Nevertheless it is an impressive, entertaining, and affecting standalone movie. Director David Fincher (Fight Club, Se7en, The Girl with the Dragon Tattoo) seems to specialise in mystery narratives with a twist. He was an ideal choice to direct a character-focused, deliberately paced thriller, and as expected his work is clever and visually beautiful. Under another hand the movie could well have been ruined through over-dramatisation or visual monotony. Yet his style can be distracting, as is the case with any unique director, and you find him at times being a little too clever for his own good.

Ben Affleck is slowly crawling back into public favour with his recent acting and directing credits and he is perfectly cast as Nick Dunne, more or less described (physically) as a guy whose face you’d want to punch (you could say Affleck was born for the role). While his coiled reserve was highly effective, I was disappointed he didn’t do more with the emotional fallout, particularly in the second half of the movie.

Rosamund Pike I’ve found generally underwhelming but she’s pleasantly surprising as Amy Dunne. Considering the other casting options (only Chastain could have brought the same wide-eyed distance) she was the obvious choice. Her portrayal is excellent, restrained and effective: just the right amount of everything. Can’t say more without spoilers.

The supporting roles were impressive, particularly Kim Dickens (Boney), Patrick Fugit (Gilpin) and Tyler Perry (Bolt). Sadly Amy’s parents were cast to emotional stereotypes, and Neil Patrick Harris, though perfect as Desi, could’ve tried harder. My one real bone was Margo. Many reviewers liked her but I don’t think she was the right fit. As I read the novel I kept picturing Jennifer Carpenter from Dexter as the confused but devoted sister. I suppose after her brilliant portrayal of Debra Morgan no other screen sister will impress me.

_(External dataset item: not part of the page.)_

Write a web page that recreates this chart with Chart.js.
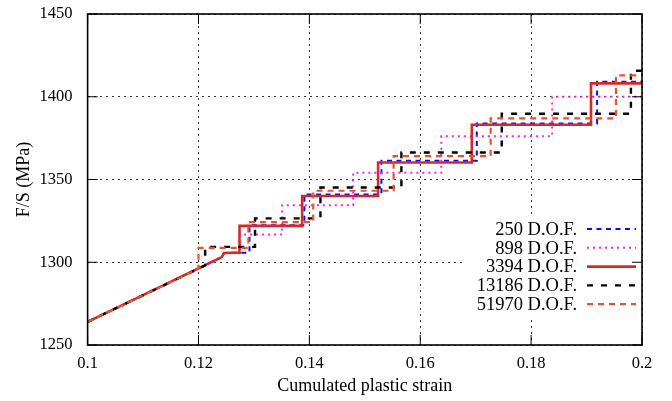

I won’t discuss the ending here but will explore the themes in the follow-up essay. I will say that people either love the movie for its clever plot or dislike it for the themes and implications. And both views are justified.

My final take on the movie, despite its obvious strengths and weaknesses, is that the director tried too hard to make it cool. It felt a bit like clever mumblecore with a plot. Literally there were moments when I couldn’t understand the dialogue because of the bad sound mastering, but jokes aside everything felt a little underdone. The performances were just a bit too unemotional; the editing just a bit too sharp and clever; the score just a little too smug and creepy. Ten years ago we reveled in the indie revolution of understated grit and moping characters, but for a movie like this it just feels contrived. Across the board, now, the subtlety for subtlety’s sake is getting tiresome.

It’s a brilliant story and worth a view, but not as perfect as all the hype would lead you to believe. The high scores it’s garnered are a result of the shock value of the plot, which is warranted, but after that wears off the movie loses a star or two under objective reflection.